Il generale Bosco Ntaganda deve essere arrestato e trasferito alla CPI

Congo Attualità n. 147 – Editoriale a cura della Rete Pace per il Congo

 

Il Kivu, soprattutto il Nord Kivu, è ancora alle prese con il fenomeno delle diserzioni di varie centinaia di militari che, prima di essere integrati nell’esercito nazionale nel 2009, facevano parte della milizia del Congresso Nazionale per la Difesa del Popolo (CNDP), un movimento politico militare prossimo all’attuale regime ruandese. I militari disertori sono quelli che più strettamente collaborano con il generale Bosco Ntaganda, ex Capo di Stato Maggiore della milizia del CNDP e ora integrato nell’esercito congolese come n° 2 al comando dell’operazione militare Amani Leo (La Pace oggi), condotta ufficialmente contro i ribelli ruandesi delle Forze Democratiche di Liberazione del Ruanda (FDLR).

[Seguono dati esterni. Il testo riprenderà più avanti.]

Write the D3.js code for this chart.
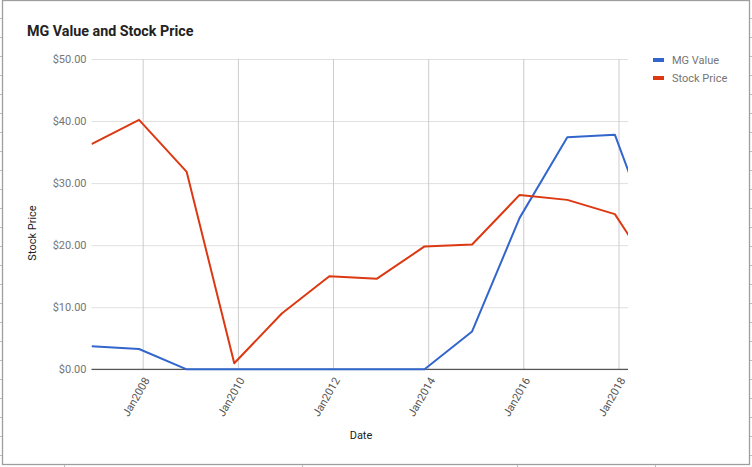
<!DOCTYPE html>
<html>
<head>
<meta charset="utf-8">
<script src="https://cdn.jsdelivr.net/npm/d3@7"></script>
<style>
  html, body { margin: 0; padding: 0; background: #fff; }
  svg { display: block; font-family: Roboto, Arial, sans-serif; }
</style>
</head>
<body>
<svg id="chart" width="752" height="467"></svg>
<script>
// ---- data ----
const dates = ["2006-12-04","2007-12-04","2008-12-04","2009-12-04","2010-12-04","2011-12-04","2012-12-04","2013-12-04","2014-12-04","2015-12-04","2016-12-04","2017-12-04","2018-12-04"];
const mgValue = [3.7, 3.27, 0, 0, 0, 0, 0, 0, 6.1, 24.4, 37.4, 37.8, 17.2];
const stockPrice = [36.3, 40.2, 31.8, 0.97, 9.0, 15.0, 14.6, 19.8, 20.1, 28.1, 27.3, 25.0, 13.3];
const seriesNames = ["MG Value", "Stock Price"];
const seriesColors = ["#3366cc", "#dc3912"];
const yTicks = [0, 10, 20, 30, 40, 50];
const xTickDates = ["2008-01-01","2010-01-01","2012-01-01","2014-01-01","2016-01-01","2018-01-01"];
const xDomain = ["2006-12-04", "2018-03-15"];

(function () {
const parse = d3.utcParse("%Y-%m-%d");
const svg = d3.select("#chart");

// frame artifacts
svg.append("rect").attr("x", 2.5).attr("y", 0.5).attr("width", 747).attr("height", 464)
  .attr("fill", "#fff").attr("stroke", "#9e9e9e").attr("stroke-width", 1.3);
const sideTicks = d3.range(18.5, 460, 19);
svg.selectAll(".lt").data(sideTicks).join("line").attr("class", "lt")
  .attr("x1", 0).attr("x2", 2).attr("y1", d => d).attr("y2", d => d).attr("stroke", "#bbb");
svg.selectAll(".rt").data(sideTicks).join("line").attr("class", "rt")
  .attr("x1", 750).attr("x2", 752).attr("y1", d => d).attr("y2", d => d).attr("stroke", "#bbb");
svg.selectAll(".bt").data([64.5, 302.5, 517.5, 655.5]).join("line").attr("class", "bt")
  .attr("x1", d => d).attr("x2", d => d).attr("y1", 465).attr("y2", 467).attr("stroke", "#bbb");

const pLeft = 91.5, pRight = 628, pTop = 59, pBottom = 369.3;
const x = d3.scaleUtc().domain(xDomain.map(parse)).range([pLeft, pRight]);
const y = d3.scaleLinear().domain([0, 50]).range([pBottom, pTop]);

// title
svg.append("text").attr("x", 27).attr("y", 36).text("MG Value and Stock Price")
  .attr("font-size", 14.3).attr("font-weight", "bold").attr("fill", "#222");

// horizontal gridlines + y labels
const yAxis = d3.axisLeft(y).tickValues(yTicks).tickFormat(d3.format("$.2f"))
  .tickSize(-(pRight - pLeft)).tickPadding(5);
const gy = svg.append("g").attr("transform", `translate(${pLeft},0)`).call(yAxis);
gy.select(".domain").remove();
gy.selectAll(".tick line").attr("stroke", "#e0e0e0").attr("stroke-width", 1);
gy.selectAll(".tick text").attr("font-size", 11).attr("fill", "#757575")
  .attr("font-family", "Roboto, Arial, sans-serif");

// vertical gridlines + x labels
const xAxis = d3.axisBottom(x).tickValues(xTickDates.map(parse))
  .tickFormat(d3.utcFormat("%b%Y")).tickSize(-(pBottom - pTop)).tickPadding(4);
const gx = svg.append("g").attr("transform", `translate(0,${pBottom})`).call(xAxis);
gx.select(".domain").remove();
gx.selectAll(".tick line").attr("stroke", "#cccccc").attr("stroke-width", 1);
gx.selectAll(".tick text").attr("font-size", 11).attr("fill", "#555")
  .attr("font-family", "Roboto, Arial, sans-serif")
  .attr("text-anchor", "end").attr("dy", "0.35em")
  .attr("transform", "translate(0,7) rotate(-60)");

// baseline
svg.append("line").attr("x1", pLeft).attr("x2", pRight).attr("y1", y(0)).attr("y2", y(0))
  .attr("stroke", "#333").attr("stroke-width", 1);

// clip
svg.append("clipPath").attr("id", "clip").append("rect")
  .attr("x", pLeft).attr("y", pTop - 5).attr("width", pRight - pLeft).attr("height", pBottom - pTop + 10);

const series = [mgValue, stockPrice];
const line = d3.line().x((d, i) => x(parse(dates[i]))).y(d => y(d));
svg.append("g").attr("clip-path", "url(#clip)").selectAll("path").data(series).join("path")
  .attr("d", d => line(d)).attr("fill", "none")
  .attr("stroke", (d, i) => seriesColors[i]).attr("stroke-width", 2)
  .attr("stroke-linejoin", "round");

// axis titles
svg.append("text").attr("x", 361).attr("y", 439).attr("text-anchor", "middle")
  .attr("font-size", 11).attr("fill", "#222").text("Date");
svg.append("text").attr("transform", "translate(36,233) rotate(-90)").attr("text-anchor", "middle")
  .attr("font-size", 11).attr("fill", "#222").text("Stock Price");

// legend
const lg = svg.append("g").selectAll("g").data(seriesNames).join("g")
  .attr("transform", (d, i) => `translate(653,${60 + i * 18})`);
lg.append("rect").attr("x", 0).attr("y", -2).attr("width", 11).attr("height", 4)
  .attr("fill", (d, i) => seriesColors[i]);
lg.append("text").attr("x", 19).attr("y", 3.5).attr("font-size", 11).attr("fill", "#757575").text(d => d);
})();
</script>
</body>
</html>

Come le precedenti operazioni militari (Umoja Wetu e Kimia II) contro le FDLR, anche Amani Leo serve, in realtà, da vera piattaforma per il commercio illegale e clandestino dei minerali del Kivu, esportati all’estero via il Ruanda. Secondo il rapporto del gruppo degli esperti dell’Onu per la RDCongo, il generale Bosco Ntaganda e gli ufficiali che da lui dipendono sono i maggiori implicati in questa “rete mafiosa” di contrabbando dei minerali. L’attuale regime ruandese ne trae ingenti vantaggi, poiché è attraverso il Ruanda che transita il commercio minerario.

Bosco Ntaganda è anche colui che può ostacolare un’eventuale alleanza tra le FDLR presenti nel Kivu e alcuni generali dissidenti ruandesi, ora esiliati in Sud Africa, un’alleanza che potrebbe porre fine all’attuale dittatura ruandese.

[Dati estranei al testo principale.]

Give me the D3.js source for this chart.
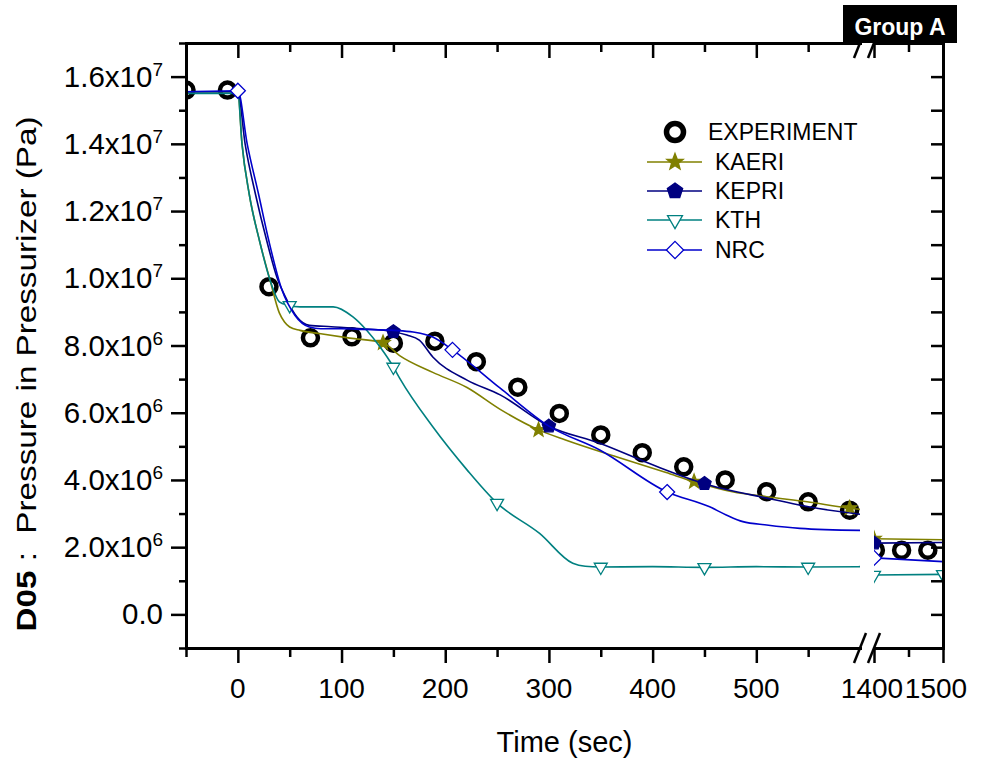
<!DOCTYPE html>
<html><head><meta charset="utf-8">
<script src="https://cdn.jsdelivr.net/npm/d3@7"></script>
<style>
body{margin:0;background:#fff}
svg{display:block}
text{font-family:"Liberation Sans",Arial,Helvetica,sans-serif}
</style>
</head><body>
<svg id="chart" width="982" height="762"></svg>
<script>
// ---------- data (time in s, pressure in Pa) ----------
const expTime = [-50,-10,30,70,110,150,190,230,270,310,350,390,430,470,510,550,590,1402,1440,1478];
const expP    = [15.60e6,15.60e6,9.75e6,8.23e6,8.26e6,8.07e6,8.13e6,7.52e6,6.76e6,5.98e6,5.34e6,4.81e6,4.39e6,4.00e6,3.65e6,3.35e6,3.10e6,1.91e6,1.91e6,1.91e6];

const kaeriTime = [-50,0,4,11,21,31,40,45,50,60,80,108,140,156,188,221,253,290,316,365,413,440,477,510,549,590,600,1400,1500];
const kaeriP    = [15.55e6,15.55e6,14.0e6,12.5e6,11.1e6,9.95e6,8.97e6,8.70e6,8.55e6,8.45e6,8.35e6,8.22e6,8.08e6,7.70e6,7.20e6,6.75e6,6.10e6,5.49e6,5.19e6,4.69e6,4.22e6,3.95e6,3.65e6,3.50e6,3.35e6,3.16e6,3.13e6,2.25e6,2.22e6];

const kepriTime = [-50,0,7,17,28,38,45,57,69,90,120,150,163,175,188,221,253,300,349,400,450,510,560,600,1400,1500];
const kepriP    = [15.55e6,15.55e6,14.0e6,12.5e6,11.1e6,10.0e6,9.5e6,8.85e6,8.60e6,8.56e6,8.50e6,8.41e6,8.31e6,8.16e6,7.66e6,6.97e6,6.53e6,5.60e6,5.09e6,4.45e6,3.89e6,3.46e6,3.15e6,2.98e6,2.12e6,2.14e6];

const kthTime = [-50,0,4,11,21,31,40,48,60,92,111,124,137,150,156,188,221,250,291,323,335,349,400,450,500,550,600,1400,1500];
const kthP    = [15.50e6,15.50e6,14.0e6,12.5e6,11.1e6,9.95e6,9.30e6,9.20e6,9.15e6,9.15e6,8.85e6,8.46e6,7.96e6,7.36e6,7.03e6,5.58e6,4.30e6,3.31e6,2.41e6,1.52e6,1.43e6,1.41e6,1.42e6,1.40e6,1.42e6,1.41e6,1.42e6,1.17e6,1.19e6];

const nrcTime = [-50,0,9,20,30,42,55,69,80,100,120,150,169,188,207,253,300,349,414,455,471,487,510,542,600,1400,1500];
const nrcP    = [15.55e6,15.58e6,14.0e6,12.5e6,11.1e6,9.7e6,8.9e6,8.55e6,8.50e6,8.50e6,8.48e6,8.45e6,8.40e6,8.25e6,7.87e6,6.73e6,5.60e6,4.89e6,3.64e6,3.20e6,2.96e6,2.76e6,2.66e6,2.56e6,2.50e6,1.68e6,1.57e6];

const kaeriMarks = [140,290,440,590,1400];
const kepriMarks = [150,300,450,1400];
const kthMarks   = [50,150,250,350,450,550,1400,1500];
const nrcMarks   = [0,207,414,1400];

const legendLabels = ["EXPERIMENT","KAERI","KEPRI","KTH","NRC"];
const xTickLabels1 = [0,100,200,300,400,500];
const xTickLabels2 = [1400,1500];
const yTickLabels  = [0,2e6,4e6,6e6,8e6,1e7,1.2e7,1.4e7,1.6e7];

// ---------- layout ----------
const svg = d3.select("#chart");
const L = 186, R = 943, T = 43, B = 648;
const seg1End = 860, seg2Start = 874;
const x1 = d3.scaleLinear().domain([-50,600]).range([L,seg1End]);
const x2 = d3.scaleLinear().domain([1400,1500]).range([seg2Start,R]);
const y  = d3.scaleLinear().domain([-1e6,1.7e7]).range([B,T]);

const defs = svg.append("defs");
defs.append("clipPath").attr("id","clip1").append("rect")
  .attr("x",L).attr("y",T).attr("width",seg1End-L).attr("height",B-T);
defs.append("clipPath").attr("id","clip2").append("rect")
  .attr("x",seg2Start).attr("y",T).attr("width",R-seg2Start).attr("height",B-T);

// marker shapes
function poly(n, r, rot, inner){
  const pts=[];
  const m = inner ? 2*n : n;
  for(let i=0;i<m;i++){
    const a = rot + i*2*Math.PI/m;
    const rr = inner ? (i%2===0 ? r : r*inner) : r;
    pts.push([rr*Math.cos(a), rr*Math.sin(a)]);
  }
  return "M"+pts.map(p=>p[0].toFixed(2)+","+p[1].toFixed(2)).join("L")+"Z";
}
const shapes = {
  star:    (s)=>poly(5, 7.5*s, -Math.PI/2, 0.42),
  pent:    (s)=>poly(5, 7*s, -Math.PI/2),
  triDown: (s)=>poly(3, 7.5*s, Math.PI/2),
  diamond: (s)=>poly(4, 7.5*s, -Math.PI/2)
};

const series = [
  {name:"KAERI", t:kaeriTime, p:kaeriP, marks:kaeriMarks, color:"#808000", shape:"star",    fill:"#808000"},
  {name:"KEPRI", t:kepriTime, p:kepriP, marks:kepriMarks, color:"#000080", shape:"pent",    fill:"#000080"},
  {name:"KTH",   t:kthTime,   p:kthP,   marks:kthMarks,   color:"#008080", shape:"triDown", fill:"#ffffff"},
  {name:"NRC",   t:nrcTime,   p:nrcP,   marks:nrcMarks,   color:"#0000CC", shape:"diamond", fill:"#ffffff"}
];

const segs = [
  {x:x1, clip:"url(#clip1)", test:(t)=>t<=600},
  {x:x2, clip:"url(#clip2)", test:(t)=>t>=1400}
];

// experiment circles (drawn first)
segs.forEach(sg=>{
  const g = svg.append("g").attr("clip-path",sg.clip);
  const idx = expTime.map((t,i)=>i).filter(i=>sg.test(expTime[i]));
  g.selectAll("circle").data(idx).join("circle")
    .attr("cx",i=>sg.x(expTime[i])).attr("cy",i=>y(expP[i]))
    .attr("r",7.5).attr("fill","none").attr("stroke","#000").attr("stroke-width",4.5);
});

// model lines + markers
series.forEach(s=>{
  const interp = d3.scaleLinear().domain(s.t).range(s.p);
  segs.forEach(sg=>{
    const g = svg.append("g").attr("clip-path",sg.clip);
    const idx = s.t.map((t,i)=>i).filter(i=>sg.test(s.t[i]));
    const line = d3.line().x(i=>sg.x(s.t[i])).y(i=>y(s.p[i])).curve(d3.curveMonotoneX);
    g.append("path").attr("d",line(idx)).attr("fill","none")
      .attr("stroke",s.color).attr("stroke-width",1.6);
    const mk = s.marks.filter(sg.test);
    g.selectAll("path.mk").data(mk).join("path").attr("class","mk")
      .attr("transform",t=>`translate(${sg.x(t)},${y(interp(t))})`)
      .attr("d",shapes[s.shape](1))
      .attr("fill",s.fill).attr("stroke",s.color).attr("stroke-width",1.3);
  });
});

// ---------- axes ----------
function styleAxis(g, tw){
  g.select(".domain").attr("stroke","#000").attr("stroke-width",3).attr("stroke-linecap","square");
  g.selectAll(".tick line").attr("stroke","#000").attr("stroke-width",tw||2.5);
  g.selectAll(".tick text").remove();
}
const yMajor = d3.range(0,1.7e7,2e6);
const yMinor = d3.range(-1e6,1.71e7,2e6);
const yAll = d3.range(-1e6,1.71e7,1e6);
const xMajor1 = d3.range(0,600,100);
const xMinor1 = d3.range(-50,600,100);

// left
styleAxis(svg.append("g").attr("transform",`translate(${L},0)`)
  .call(d3.axisLeft(y).tickValues(yMajor).tickSize(15).tickSizeOuter(0)));
styleAxis(svg.append("g").attr("transform",`translate(${L},0)`)
  .call(d3.axisLeft(y).tickValues(yMinor).tickSize(7).tickSizeOuter(0)));
// right (inward)
styleAxis(svg.append("g").attr("transform",`translate(${R},0)`)
  .call(d3.axisLeft(y).tickValues(yAll.filter(v=>v>-1e6&&v<1.7e7)).tickSize(12).tickSizeOuter(0)));
// bottom seg1
styleAxis(svg.append("g").attr("transform",`translate(0,${B})`)
  .call(d3.axisBottom(x1).tickValues(xMajor1).tickSize(15).tickSizeOuter(0)));
styleAxis(svg.append("g").attr("transform",`translate(0,${B})`)
  .call(d3.axisBottom(x1).tickValues(xMinor1).tickSize(9).tickSizeOuter(0)));
// bottom seg2
styleAxis(svg.append("g").attr("transform",`translate(0,${B})`)
  .call(d3.axisBottom(x2).tickValues([1400,1500]).tickSize(15).tickSizeOuter(0)));
styleAxis(svg.append("g").attr("transform",`translate(0,${B})`)
  .call(d3.axisBottom(x2).tickValues([1450]).tickSize(9).tickSizeOuter(0)));
// top seg1 (inward)
styleAxis(svg.append("g").attr("transform",`translate(0,${T})`)
  .call(d3.axisBottom(x1).tickValues(xMajor1).tickSize(15).tickSizeOuter(0)));
styleAxis(svg.append("g").attr("transform",`translate(0,${T})`)
  .call(d3.axisBottom(x1).tickValues(xMinor1).tickSize(9).tickSizeOuter(0)));
// top seg2
styleAxis(svg.append("g").attr("transform",`translate(0,${T})`)
  .call(d3.axisBottom(x2).tickValues([1400,1500]).tickSize(15).tickSizeOuter(0)));
styleAxis(svg.append("g").attr("transform",`translate(0,${T})`)
  .call(d3.axisBottom(x2).tickValues([1450]).tickSize(9).tickSizeOuter(0)));

// break marks
[B,T].forEach(yy=>{
  [seg1End, seg2Start].forEach(xx=>{
    svg.append("line").attr("x1",xx-6).attr("y1",yy+15).attr("x2",xx+6).attr("y2",yy-15)
      .attr("stroke","#000").attr("stroke-width",2.5);
  });
});

// x tick labels
const xl = svg.append("g").attr("font-size",28).attr("text-anchor","middle").attr("fill","#000");
xl.selectAll("text.a").data(xTickLabels1).join("text").attr("class","a")
  .attr("x",d=>x1(d)).attr("y",698).text(d=>d);
xl.selectAll("text.b").data(xTickLabels2).join("text").attr("class","b")
  .attr("x",(d,i)=>x2(d)+(i===0?-2:-7)).attr("y",698).text(d=>d);

// y tick labels with superscript
const yl = svg.append("g").attr("font-size",29.5).attr("text-anchor","end").attr("fill","#000");
yTickLabels.forEach(v=>{
  const t = yl.append("text").attr("x",163).attr("y",y(v)+10);
  if(v===0){ t.text("0.0"); return; }
  const e = Math.floor(Math.log10(v)+1e-9);
  const m = v/Math.pow(10,e);
  t.append("tspan").text(m.toFixed(1)+"x10");
  t.append("tspan").attr("font-size",19).attr("dy",-11).text(e);
});

// axis titles
svg.append("text").attr("x",(L+R)/2).attr("y",752).attr("text-anchor","middle")
  .attr("font-size",29).text("Time (sec)");
const yt = svg.append("text").attr("transform","translate(36,374) rotate(-90)")
  .attr("text-anchor","middle").attr("font-size",28)
  .attr("textLength",515).attr("lengthAdjust","spacingAndGlyphs");
yt.append("tspan").attr("font-weight","bold").text("D05");
yt.append("tspan").text("\u00A0:\u00A0\u00A0Pressure in Pressurizer (Pa)");

// legend
const lg = svg.append("g");
const rows = [132,162,191,220,250];
lg.append("circle").attr("cx",675).attr("cy",rows[0]).attr("r",8.5)
  .attr("fill","none").attr("stroke","#000").attr("stroke-width",5.5);
lg.append("text").attr("x",708).attr("y",rows[0]+8).attr("font-size",23).text(legendLabels[0]);
series.forEach((s,i)=>{
  const yy = rows[i+1];
  lg.append("line").attr("x1",647).attr("x2",702).attr("y1",yy).attr("y2",yy)
    .attr("stroke",s.color).attr("stroke-width",1.6);
  lg.append("path").attr("transform",`translate(675,${yy})`).attr("d",shapes[s.shape](1.15))
    .attr("fill",s.fill).attr("stroke",s.color).attr("stroke-width",1.3);
  lg.append("text").attr("x",715).attr("y",yy+8).attr("font-size",23).text(legendLabels[i+1]);
});

// Group A badge
svg.append("rect").attr("x",843).attr("y",5).attr("width",114).attr("height",38).attr("fill","#000");
svg.append("text").attr("x",900).attr("y",35).attr("text-anchor","middle")
  .attr("font-size",23).attr("font-weight","bold").attr("fill","#fff").text("Group A");
</script>
</body></html>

Inoltre, l’attuale regime ruandese non ha mai messo da parte le sue mire di egemonia economica, politica e militare sul Kivu e, per realizzare un tale progetto, si serve della comunità ruandofona congolese, soprattutto tutsi. Il CNDP ne è lo strumento principale, sia a livello militare, attraverso l’integrazione delle sue milizie nell’esercito nazionale congolese, sia a livello politico, attraverso l’instaurazione di un’amministrazione locale parallela.

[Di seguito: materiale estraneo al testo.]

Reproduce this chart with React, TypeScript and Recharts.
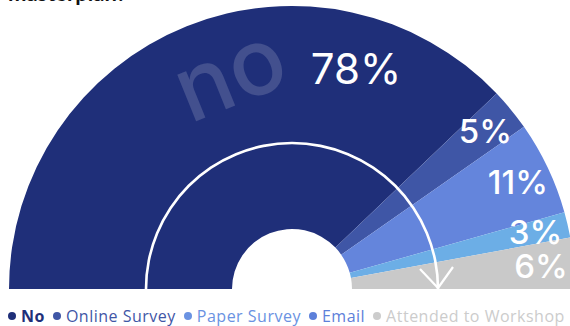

A livello politico, attualmente, la situazione è molto confusa, soprattutto dopo che la Corte Suprema di Giustizia abbia confermato l’annullamento delle elezioni legislative del 28 novembre nella circoscrizione del Masisi, roccaforte del CNDP, partito politico membro della Maggioranza Presidenziale (MP). Quindi, attualmente, il CNDP non ha nessun deputato che lo rappresenti all’Assemblea Nazionale, almeno fino a quando non si terranno le elezioni legislative (teoricamente previste due mesi dopo la sentenza della CSJ).

Bosco Ntaganda, di nazionalità ruandese, come appare nel mandato di cattura emesso dalla Corte Penale Internazionale (CPI) nel 2006, per crimini commessi nell’Ituri nel 2002-2003, è l’uomo che difende esclusivamente gli interessi della comunità tutsi congolese e del regime ruandese nel Kivu. Un suo eventuale arresto e il suo trasferimento alla CPI potrebbero rappresentare un duro colpo inferto al lucroso commercio dei “minerali insanguinati” e all’egemonia (economica, politica e militare) ruandese sul Kivu in particolare e su tutta la RDCongo, in generale.

Nell’incertezza delle prossime elezioni legislative nel Masisi, il CNDP ricorre alla forza delle armi per imporsi politicamente. Le attuali diserzioni possono essere una forma di pressione sulla popolazione locale, per orientare l’esito delle prossime elezioni legislative nel Masisi.

Inoltre, le denuncie espresse negli ultimi rapporti del gruppo degli esperti dell’Onu sull’implicazione diretta di Ntaganda nello sfruttamento illegale dei minerali e le ultime pressioni nazionali e internazionali esercitate sul Presidente Kabila, affinché faccia arrestare e trasferire Bosco Ntaganda alla CPI possono essere le cause immediate delle attuali diserzioni di militari.

In un momento in cui il “ falso mito Ntaganda” come “elemento indispensabile per la pace” si sta sciogliendo come neve sotto il sole, il Presidente Kabila e il Governo Matata hanno il dovere di assumersi le loro rispettive responsabilità, arrestando e trasferendo Bosco Ntaganda alla CPI, senza imboccare altre scorciatoie che potrebbero rivelarsi pericolose e ad alto rischio. Sarebbe un segnale forte e tangibile di lotta contro l’impunità e di un serio impegno per la giustizia.